TASK STATEMENT: Your task is to print every entry below exactly as given.

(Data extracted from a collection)
━━━━

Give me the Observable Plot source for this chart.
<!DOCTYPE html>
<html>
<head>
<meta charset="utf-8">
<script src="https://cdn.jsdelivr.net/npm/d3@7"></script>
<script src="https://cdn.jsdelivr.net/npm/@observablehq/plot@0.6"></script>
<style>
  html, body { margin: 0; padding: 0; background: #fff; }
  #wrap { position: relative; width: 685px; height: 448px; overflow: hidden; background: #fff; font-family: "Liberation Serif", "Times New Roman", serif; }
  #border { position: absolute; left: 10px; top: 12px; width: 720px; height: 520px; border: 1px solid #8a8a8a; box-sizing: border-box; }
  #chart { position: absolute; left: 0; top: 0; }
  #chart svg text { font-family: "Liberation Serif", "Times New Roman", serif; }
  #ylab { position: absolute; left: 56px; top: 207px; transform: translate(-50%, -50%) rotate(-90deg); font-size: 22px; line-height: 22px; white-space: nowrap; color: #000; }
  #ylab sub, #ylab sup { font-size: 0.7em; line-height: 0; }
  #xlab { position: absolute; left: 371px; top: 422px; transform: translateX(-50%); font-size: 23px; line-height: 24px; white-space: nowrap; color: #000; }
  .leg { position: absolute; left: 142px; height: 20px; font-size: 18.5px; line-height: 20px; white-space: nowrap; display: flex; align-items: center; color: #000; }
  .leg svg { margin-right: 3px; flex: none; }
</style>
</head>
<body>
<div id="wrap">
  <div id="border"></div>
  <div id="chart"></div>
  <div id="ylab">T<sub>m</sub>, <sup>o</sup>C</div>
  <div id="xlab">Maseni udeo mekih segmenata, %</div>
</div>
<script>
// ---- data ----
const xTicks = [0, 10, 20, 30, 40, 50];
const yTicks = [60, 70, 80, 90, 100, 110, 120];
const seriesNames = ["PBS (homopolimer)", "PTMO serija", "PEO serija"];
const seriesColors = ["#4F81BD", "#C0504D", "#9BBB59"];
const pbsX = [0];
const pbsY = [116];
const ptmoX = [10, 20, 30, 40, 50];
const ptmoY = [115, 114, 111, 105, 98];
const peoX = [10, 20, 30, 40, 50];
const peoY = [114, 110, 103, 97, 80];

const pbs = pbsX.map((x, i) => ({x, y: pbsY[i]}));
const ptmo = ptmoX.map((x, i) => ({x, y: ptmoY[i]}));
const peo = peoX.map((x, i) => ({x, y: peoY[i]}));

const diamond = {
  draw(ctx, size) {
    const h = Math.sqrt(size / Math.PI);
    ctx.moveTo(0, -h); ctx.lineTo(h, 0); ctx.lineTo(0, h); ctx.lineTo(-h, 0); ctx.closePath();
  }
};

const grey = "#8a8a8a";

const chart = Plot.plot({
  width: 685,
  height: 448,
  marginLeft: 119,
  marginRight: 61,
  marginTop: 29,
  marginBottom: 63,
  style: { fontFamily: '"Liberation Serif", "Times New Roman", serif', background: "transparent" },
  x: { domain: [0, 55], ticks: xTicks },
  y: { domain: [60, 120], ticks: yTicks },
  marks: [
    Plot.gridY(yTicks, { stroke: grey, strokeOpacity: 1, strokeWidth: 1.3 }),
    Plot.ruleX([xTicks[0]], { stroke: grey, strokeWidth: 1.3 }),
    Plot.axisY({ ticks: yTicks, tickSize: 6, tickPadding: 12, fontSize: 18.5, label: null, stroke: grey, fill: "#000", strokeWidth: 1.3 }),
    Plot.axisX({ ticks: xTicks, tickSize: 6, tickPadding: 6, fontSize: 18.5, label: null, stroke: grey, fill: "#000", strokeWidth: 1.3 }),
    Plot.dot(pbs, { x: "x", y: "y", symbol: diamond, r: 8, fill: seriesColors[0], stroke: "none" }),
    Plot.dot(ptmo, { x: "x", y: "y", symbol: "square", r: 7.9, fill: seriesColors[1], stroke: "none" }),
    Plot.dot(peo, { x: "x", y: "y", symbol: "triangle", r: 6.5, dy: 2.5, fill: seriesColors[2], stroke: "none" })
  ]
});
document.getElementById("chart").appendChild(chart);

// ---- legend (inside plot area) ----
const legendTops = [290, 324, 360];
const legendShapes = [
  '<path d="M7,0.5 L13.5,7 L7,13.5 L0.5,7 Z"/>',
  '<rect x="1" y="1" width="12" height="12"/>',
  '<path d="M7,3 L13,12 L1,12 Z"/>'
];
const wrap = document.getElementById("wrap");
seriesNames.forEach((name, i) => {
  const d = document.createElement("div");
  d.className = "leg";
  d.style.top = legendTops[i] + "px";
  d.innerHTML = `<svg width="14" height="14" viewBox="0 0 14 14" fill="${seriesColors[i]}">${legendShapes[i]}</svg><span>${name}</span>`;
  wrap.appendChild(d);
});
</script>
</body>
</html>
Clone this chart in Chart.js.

━━━━

SOLUTION TO THIS PROBLEM:
Give me the Observable Plot source for this chart.
<!DOCTYPE html>
<html>
<head>
<meta charset="utf-8">
<script src="https://cdn.jsdelivr.net/npm/d3@7"></script>
<script src="https://cdn.jsdelivr.net/npm/@observablehq/plot@0.6"></script>
<style>
  html, body { margin: 0; padding: 0; background: #fff; }
  #wrap { position: relative; width: 685px; height: 448px; overflow: hidden; background: #fff; font-family: "Liberation Serif", "Times New Roman", serif; }
  #border { position: absolute; left: 10px; top: 12px; width: 720px; height: 520px; border: 1px solid #8a8a8a; box-sizing: border-box; }
  #chart { position: absolute; left: 0; top: 0; }
  #chart svg text { font-family: "Liberation Serif", "Times New Roman", serif; }
  #ylab { position: absolute; left: 56px; top: 207px; transform: translate(-50%, -50%) rotate(-90deg); font-size: 22px; line-height: 22px; white-space: nowrap; color: #000; }
  #ylab sub, #ylab sup { font-size: 0.7em; line-height: 0; }
  #xlab { position: absolute; left: 371px; top: 422px; transform: translateX(-50%); font-size: 23px; line-height: 24px; white-space: nowrap; color: #000; }
  .leg { position: absolute; left: 142px; height: 20px; font-size: 18.5px; line-height: 20px; white-space: nowrap; display: flex; align-items: center; color: #000; }
  .leg svg { margin-right: 3px; flex: none; }
</style>
</head>
<body>
<div id="wrap">
  <div id="border"></div>
  <div id="chart"></div>
  <div id="ylab">T<sub>m</sub>, <sup>o</sup>C</div>
  <div id="xlab">Maseni udeo mekih segmenata, %</div>
</div>
<script>
// ---- data ----
const xTicks = [0, 10, 20, 30, 40, 50];
const yTicks = [60, 70, 80, 90, 100, 110, 120];
const seriesNames = ["PBS (homopolimer)", "PTMO serija", "PEO serija"];
const seriesColors = ["#4F81BD", "#C0504D", "#9BBB59"];
const pbsX = [0];
const pbsY = [116];
const ptmoX = [10, 20, 30, 40, 50];
const ptmoY = [115, 114, 111, 105, 98];
const peoX = [10, 20, 30, 40, 50];
const peoY = [114, 110, 103, 97, 80];

const pbs = pbsX.map((x, i) => ({x, y: pbsY[i]}));
const ptmo = ptmoX.map((x, i) => ({x, y: ptmoY[i]}));
const peo = peoX.map((x, i) => ({x, y: peoY[i]}));

const diamond = {
  draw(ctx, size) {
    const h = Math.sqrt(size / Math.PI);
    ctx.moveTo(0, -h); ctx.lineTo(h, 0); ctx.lineTo(0, h); ctx.lineTo(-h, 0); ctx.closePath();
  }
};

const grey = "#8a8a8a";

const chart = Plot.plot({
  width: 685,
  height: 448,
  marginLeft: 119,
  marginRight: 61,
  marginTop: 29,
  marginBottom: 63,
  style: { fontFamily: '"Liberation Serif", "Times New Roman", serif', background: "transparent" },
  x: { domain: [0, 55], ticks: xTicks },
  y: { domain: [60, 120], ticks: yTicks },
  marks: [
    Plot.gridY(yTicks, { stroke: grey, strokeOpacity: 1, strokeWidth: 1.3 }),
    Plot.ruleX([xTicks[0]], { stroke: grey, strokeWidth: 1.3 }),
    Plot.axisY({ ticks: yTicks, tickSize: 6, tickPadding: 12, fontSize: 18.5, label: null, stroke: grey, fill: "#000", strokeWidth: 1.3 }),
    Plot.axisX({ ticks: xTicks, tickSize: 6, tickPadding: 6, fontSize: 18.5, label: null, stroke: grey, fill: "#000", strokeWidth: 1.3 }),
    Plot.dot(pbs, { x: "x", y: "y", symbol: diamond, r: 8, fill: seriesColors[0], stroke: "none" }),
    Plot.dot(ptmo, { x: "x", y: "y", symbol: "square", r: 7.9, fill: seriesColors[1], stroke: "none" }),
    Plot.dot(peo, { x: "x", y: "y", symbol: "triangle", r: 6.5, dy: 2.5, fill: seriesColors[2], stroke: "none" })
  ]
});
document.getElementById("chart").appendChild(chart);

// ---- legend (inside plot area) ----
const legendTops = [290, 324, 360];
const legendShapes = [
  '<path d="M7,0.5 L13.5,7 L7,13.5 L0.5,7 Z"/>',
  '<rect x="1" y="1" width="12" height="12"/>',
  '<path d="M7,3 L13,12 L1,12 Z"/>'
];
const wrap = document.getElementById("wrap");
seriesNames.forEach((name, i) => {
  const d = document.createElement("div");
  d.className = "leg";
  d.style.top = legendTops[i] + "px";
  d.innerHTML = `<svg width="14" height="14" viewBox="0 0 14 14" fill="${seriesColors[i]}">${legendShapes[i]}</svg><span>${name}</span>`;
  wrap.appendChild(d);
});
</script>
</body>
</html>
Clone this chart in Chart.js.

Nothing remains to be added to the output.